Every line below that holds the string "chart" should be copied out.
══ Provided material ══
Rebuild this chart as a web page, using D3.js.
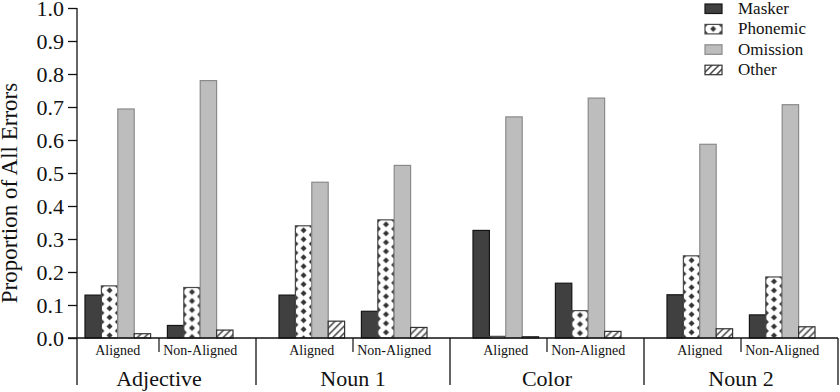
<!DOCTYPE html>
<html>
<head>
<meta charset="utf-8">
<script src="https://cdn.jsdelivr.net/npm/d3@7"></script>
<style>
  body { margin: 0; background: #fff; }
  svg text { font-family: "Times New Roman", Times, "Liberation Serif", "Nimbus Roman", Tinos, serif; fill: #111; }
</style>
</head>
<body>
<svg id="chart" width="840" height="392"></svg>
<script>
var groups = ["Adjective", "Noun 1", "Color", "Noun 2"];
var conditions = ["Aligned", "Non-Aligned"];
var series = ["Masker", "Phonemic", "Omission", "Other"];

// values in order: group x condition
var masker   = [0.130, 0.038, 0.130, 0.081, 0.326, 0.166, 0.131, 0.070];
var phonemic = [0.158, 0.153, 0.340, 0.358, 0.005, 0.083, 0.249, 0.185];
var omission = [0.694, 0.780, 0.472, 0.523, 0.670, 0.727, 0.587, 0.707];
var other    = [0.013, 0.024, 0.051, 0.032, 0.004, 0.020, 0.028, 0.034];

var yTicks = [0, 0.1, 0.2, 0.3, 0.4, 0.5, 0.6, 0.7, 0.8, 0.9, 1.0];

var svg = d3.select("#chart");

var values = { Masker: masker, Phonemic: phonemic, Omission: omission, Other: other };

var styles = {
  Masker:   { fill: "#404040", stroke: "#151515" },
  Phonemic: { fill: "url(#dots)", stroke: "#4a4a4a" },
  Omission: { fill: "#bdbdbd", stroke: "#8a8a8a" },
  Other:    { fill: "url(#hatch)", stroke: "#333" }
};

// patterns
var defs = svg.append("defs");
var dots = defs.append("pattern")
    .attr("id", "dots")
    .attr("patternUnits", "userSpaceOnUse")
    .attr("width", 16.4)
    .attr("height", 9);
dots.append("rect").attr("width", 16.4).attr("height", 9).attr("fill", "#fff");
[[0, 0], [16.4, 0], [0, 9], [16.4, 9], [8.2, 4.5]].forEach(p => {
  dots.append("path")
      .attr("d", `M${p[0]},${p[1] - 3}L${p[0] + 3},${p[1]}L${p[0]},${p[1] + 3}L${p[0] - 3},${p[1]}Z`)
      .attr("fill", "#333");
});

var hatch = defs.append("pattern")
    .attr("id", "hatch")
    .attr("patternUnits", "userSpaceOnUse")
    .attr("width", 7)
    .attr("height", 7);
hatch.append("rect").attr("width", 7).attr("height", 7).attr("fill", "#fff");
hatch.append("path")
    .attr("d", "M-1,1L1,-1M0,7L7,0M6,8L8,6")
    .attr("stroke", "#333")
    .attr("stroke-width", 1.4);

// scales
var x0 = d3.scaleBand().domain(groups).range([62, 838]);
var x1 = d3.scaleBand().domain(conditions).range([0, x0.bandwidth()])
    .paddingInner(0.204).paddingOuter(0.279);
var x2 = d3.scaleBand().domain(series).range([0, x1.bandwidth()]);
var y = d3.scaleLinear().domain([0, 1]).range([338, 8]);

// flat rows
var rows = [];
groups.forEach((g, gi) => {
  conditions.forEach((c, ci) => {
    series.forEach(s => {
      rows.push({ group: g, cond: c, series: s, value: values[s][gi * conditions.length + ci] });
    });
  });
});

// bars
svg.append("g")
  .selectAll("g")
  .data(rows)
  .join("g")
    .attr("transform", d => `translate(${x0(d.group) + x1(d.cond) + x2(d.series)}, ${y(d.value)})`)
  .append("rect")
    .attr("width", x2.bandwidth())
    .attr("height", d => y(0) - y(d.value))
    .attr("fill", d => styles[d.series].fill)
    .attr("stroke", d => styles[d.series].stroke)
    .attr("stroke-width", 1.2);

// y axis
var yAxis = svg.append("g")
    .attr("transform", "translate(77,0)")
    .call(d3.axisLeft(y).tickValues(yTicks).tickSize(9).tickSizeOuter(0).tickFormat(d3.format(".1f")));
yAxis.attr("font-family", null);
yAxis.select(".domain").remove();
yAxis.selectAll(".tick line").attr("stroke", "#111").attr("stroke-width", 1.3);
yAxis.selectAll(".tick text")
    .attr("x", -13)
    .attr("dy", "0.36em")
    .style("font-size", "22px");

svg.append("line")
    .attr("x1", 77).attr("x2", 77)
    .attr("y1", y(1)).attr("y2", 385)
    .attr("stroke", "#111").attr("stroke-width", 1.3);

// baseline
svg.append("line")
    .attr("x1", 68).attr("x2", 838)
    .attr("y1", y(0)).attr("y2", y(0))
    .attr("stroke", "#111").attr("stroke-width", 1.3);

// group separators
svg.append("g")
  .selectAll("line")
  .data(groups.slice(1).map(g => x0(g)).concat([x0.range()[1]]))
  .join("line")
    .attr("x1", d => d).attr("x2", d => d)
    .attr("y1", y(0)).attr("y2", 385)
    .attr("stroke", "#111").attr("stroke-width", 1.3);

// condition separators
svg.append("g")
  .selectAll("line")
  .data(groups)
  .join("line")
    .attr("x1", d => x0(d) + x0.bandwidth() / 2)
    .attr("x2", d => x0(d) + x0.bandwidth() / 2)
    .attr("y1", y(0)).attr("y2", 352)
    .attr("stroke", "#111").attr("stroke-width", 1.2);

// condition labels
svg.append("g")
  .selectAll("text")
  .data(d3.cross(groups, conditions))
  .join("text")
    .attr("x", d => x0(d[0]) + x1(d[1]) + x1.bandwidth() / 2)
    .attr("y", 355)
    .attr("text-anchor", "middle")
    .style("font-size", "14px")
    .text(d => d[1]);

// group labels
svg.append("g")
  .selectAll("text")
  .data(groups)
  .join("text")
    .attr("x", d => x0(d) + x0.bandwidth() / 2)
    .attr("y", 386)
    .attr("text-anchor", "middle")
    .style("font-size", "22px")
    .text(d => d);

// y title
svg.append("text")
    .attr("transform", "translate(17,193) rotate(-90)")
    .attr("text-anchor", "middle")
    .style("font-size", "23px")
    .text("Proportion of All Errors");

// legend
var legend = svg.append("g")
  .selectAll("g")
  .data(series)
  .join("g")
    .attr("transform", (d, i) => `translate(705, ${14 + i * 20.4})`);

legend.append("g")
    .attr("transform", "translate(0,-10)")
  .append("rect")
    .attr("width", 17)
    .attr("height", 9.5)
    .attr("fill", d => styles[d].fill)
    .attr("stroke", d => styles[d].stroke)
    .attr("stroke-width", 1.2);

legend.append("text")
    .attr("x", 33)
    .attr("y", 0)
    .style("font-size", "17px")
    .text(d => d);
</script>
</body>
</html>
═══
### Answer for this exercise
Rebuild this chart as a web page, using D3.js.
<svg id="chart" width="840" height="392"></svg>
var svg = d3.select("#chart");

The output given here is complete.